The weekend before that a couple of us ventured out to Cambridge. My highlights were the lunch performance at Kettle’s Yard with a fantastic string quartet and then the art gallery in the house as well. It was really just a fascinating art gallery, probably one of my favorites. And another notable adventure we went on in Cambridge is we went to a sung Eucharist at King’s College Cathedral. For those of you who don’t know. I’m basically in love with the boys choir at this college and idolize their amazing talent so actually listening to them was a huge deal and one that didn’t disappoint. One thing I really liked that they did, that not a lot of other choirs do is they sang Latin versions of the songs rather than English.

The night before Cambridge the group went to Stratford-upon-avon and I stood in the room Shakespeare was born and it was cool. And then that night we went to the RSC’s production of Love’s Labour’s Lost (starring my Doctor: David Tennant, I know I was super excited) and it basically changed the way I view Shakespeare. It was a whole different level of performance and, oh my gosh, it was SOOOOO good. Make a point of seeing a RSC production before you die, because it is unbelievable.

And I have a few of my experiences posted from the North Trip, but I just wanted to add how much I love the lake district. It was like walking into the land of fairytales. I have never seen a more magical place.
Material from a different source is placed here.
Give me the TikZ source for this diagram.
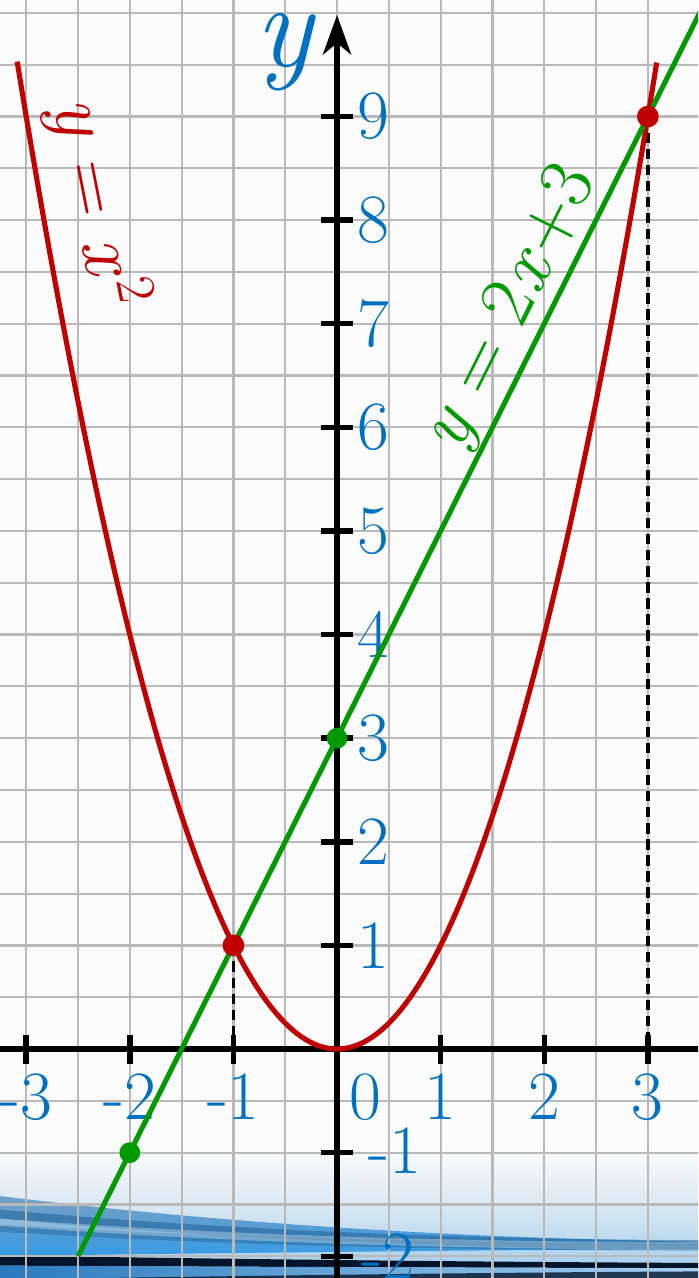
\documentclass[tikz,border=0pt]{standalone}
\usepackage{fontspec}
\usetikzlibrary{arrows.meta}
\definecolor{lblue}{RGB}{0,112,192}
\definecolor{cred}{RGB}{192,0,0}
\definecolor{cgreen}{RGB}{0,153,0}
\definecolor{bgc}{RGB}{251,251,251}
\definecolor{waveA}{RGB}{222,234,243}
\definecolor{waveB}{RGB}{150,198,234}
\definecolor{wedgetop}{RGB}{120,160,195}
\definecolor{wedgebot}{RGB}{55,155,228}
\definecolor{streakmid}{RGB}{30,90,140}
\definecolor{streakdark}{RGB}{3,20,42}
\definecolor{lowleft}{RGB}{40,120,188}
\definecolor{lowright}{RGB}{170,212,245}
\newcommand{\msp}{\hspace{0.3em}}
\begin{document}
\begin{tikzpicture}[
  tlabel/.style={text=lblue, font=\fontsize{19}{22}\selectfont, inner sep=0pt},
  gridline/.style={gray!55, line width=0.6pt},
  axisline/.style={black, line width=1.7pt},
  tickmark/.style={black, line width=1.5pt},
  curve/.style={line width=1.4pt},
  dropline/.style={black, line width=0.9pt, dash pattern=on 0.1cm off 0.055cm},
  reddot/.style={circle, fill=cred, inner sep=0pt, minimum size=0.21cm},
  greendot/.style={circle, fill=cgreen, inner sep=0pt, minimum size=0.2cm},
  streak/.style={line cap=butt},
]
\useasboundingbox (-3.253,-2.210) rectangle (3.485,10.125);
\clip (-3.253,-2.210) rectangle (3.485,10.125);
% background
\fill[bgc] (-3.4,-2.4) rectangle (3.6,10.3);
\shade[top color=bgc, bottom color=waveA] (-3.4,-0.95) rectangle (3.6,-1.45);
\shade[top color=waveA, bottom color=waveB] (-3.4,-1.449) rectangle (3.6,-2.3);
% slanted wave wedge (wide on the left, thin on the right)
\shade[top color=wedgetop, bottom color=wedgebot]
  (-3.4,-1.40) .. controls (-1.2,-1.68) and (1.2,-1.83) .. (3.6,-1.86)
  -- (3.6,-1.93) .. controls (1.2,-1.94) and (-1.2,-1.97) .. (-3.4,-2.0) -- cycle;
\draw[streak, streakmid, opacity=0.5, line width=2.5pt] (-3.4,-1.58) .. controls (-1.2,-1.79) and (1.2,-1.88) .. (3.6,-1.89);
\draw[streak, streakmid, opacity=0.4, line width=2pt] (-3.4,-1.72) .. controls (-1.2,-1.86) and (1.2,-1.91) .. (3.6,-1.91);
\draw[streak, white, opacity=0.3, line width=2pt] (-3.4,-1.66) .. controls (-1.2,-1.83) and (1.2,-1.90) .. (3.6,-1.90);
% dark band
\fill[streakdark]
  (-3.4,-1.99) .. controls (-1.2,-2.025) and (1.2,-2.055) .. (3.6,-2.065)
  -- (3.6,-2.115) .. controls (1.2,-2.11) and (-1.2,-2.10) .. (-3.4,-2.09) -- cycle;
% below the dark band
\shade[left color=lowleft, right color=lowright]
  (-3.4,-2.09) .. controls (-1.2,-2.10) and (1.2,-2.11) .. (3.6,-2.115)
  -- (3.6,-2.4) -- (-3.4,-2.4) -- cycle;
\draw[streak, streakdark, opacity=0.8, line width=2.5pt] (-3.4,-2.27) .. controls (-1.2,-2.24) and (1.2,-2.20) .. (3.6,-2.19);
% grid
\draw[gridline, step=0.5] (-3.5,-2.5) grid (3.5,10.5);
% key points
\coordinate (A) at (-1,1);
\coordinate (B) at (3,9);
\coordinate (C) at (0,3);
\coordinate (D) at (-2,-1);
\coordinate (A0) at (-1,0);
\coordinate (B0) at (3,0);
\coordinate (xl) at (-3.4,0);
\coordinate (xr) at (3.6,0);
\coordinate (yb) at (0,-2.4);
\coordinate (yt) at (0,9.98);
\coordinate (gs) at (-2.5,-2);
\coordinate (ge) at (3.6,10.2);
% dashed drop lines
\draw[dropline] (A) -- (A0);
\draw[dropline] (B) -- (B0);
% axes
\draw[axisline] (xl) -- (xr);
\draw[axisline, -{Stealth[length=3.8mm, width=2.7mm, inset=1.1mm]}] (yb) -- (yt);
\foreach \x in {-3,-2,-1,1,2,3} {
  \draw[tickmark] (\x,-0.14) -- (\x,0.14);
  \node[tlabel, anchor=base] (xlab\x) at (\x,-0.685) {\x};
}
\node[tlabel, anchor=base] (xlab0) at (0.27,-0.685) {0};
\foreach \y in {-2,-1,1,2,3,4,5,6,7,8,9} {
  \draw[tickmark] (-0.155,\y) -- (0.155,\y);
}
\foreach \y in {1,2,3,4,5,6,7,8,9} {
  \node[tlabel, anchor=west] (ylab\y) at (0.19,\y) {\y};
}
\node[tlabel, anchor=west] (ylabm1) at (0.30,-0.98) {-1};
\node[tlabel, anchor=west] (ylabm2) at (0.23,-2.0) {-2};
% curves
\draw[curve, cred] plot[domain=-3.087:3.087, samples=121, smooth] (\x,{\x*\x});
\draw[curve, cgreen] (gs) -- (ge);
% dots
\node[reddot] (dA) at (A) {};
\node[reddot] (dB) at (B) {};
\node[greendot] (dC) at (C) {};
\node[greendot] (dD) at (D) {};
% labels
\node[text=lblue, font=\fontsize{33}{36}\selectfont\itshape, inner sep=0pt] (ylabel) at (-0.51,9.62) {y};
\node[text=cred, rotate=-79, font=\fontsize{21.5}{25}\selectfont, inner sep=0pt] (lpar) at (-2.31,8.17) {\textit{y}\msp=\msp\textit{x}\hspace{0.05em}\textsuperscript{2}};
\node[text=cgreen, rotate=63.43, font=\fontsize{21}{25}\selectfont, inner sep=0pt] (llin) at (1.69,7.14) {\textit{y}\msp=\msp2\hspace{0.03em}\textit{x}\hspace{0.03em}+3};
\end{tikzpicture}
\end{document}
And the Haworth Parsonage (where the Brontes lived) is my all time favorite grave yard. They’re on the side of a moor and the grass is overgrown and they’re all crammed into the tiny churchyard. It’s cool. And you really get a better insight into the scenery they’re describing in their books. Those were my two additional favorite experiences from the trip. Well, I’m sure that I did some other things, but since I can’t remember them now, you’ll just have to talk to me when I get back and drag it out of me. I really should get focused on my paper so, I love you and I’ll talk to you soon (if you’re my family) and see you in two months or so otherwise.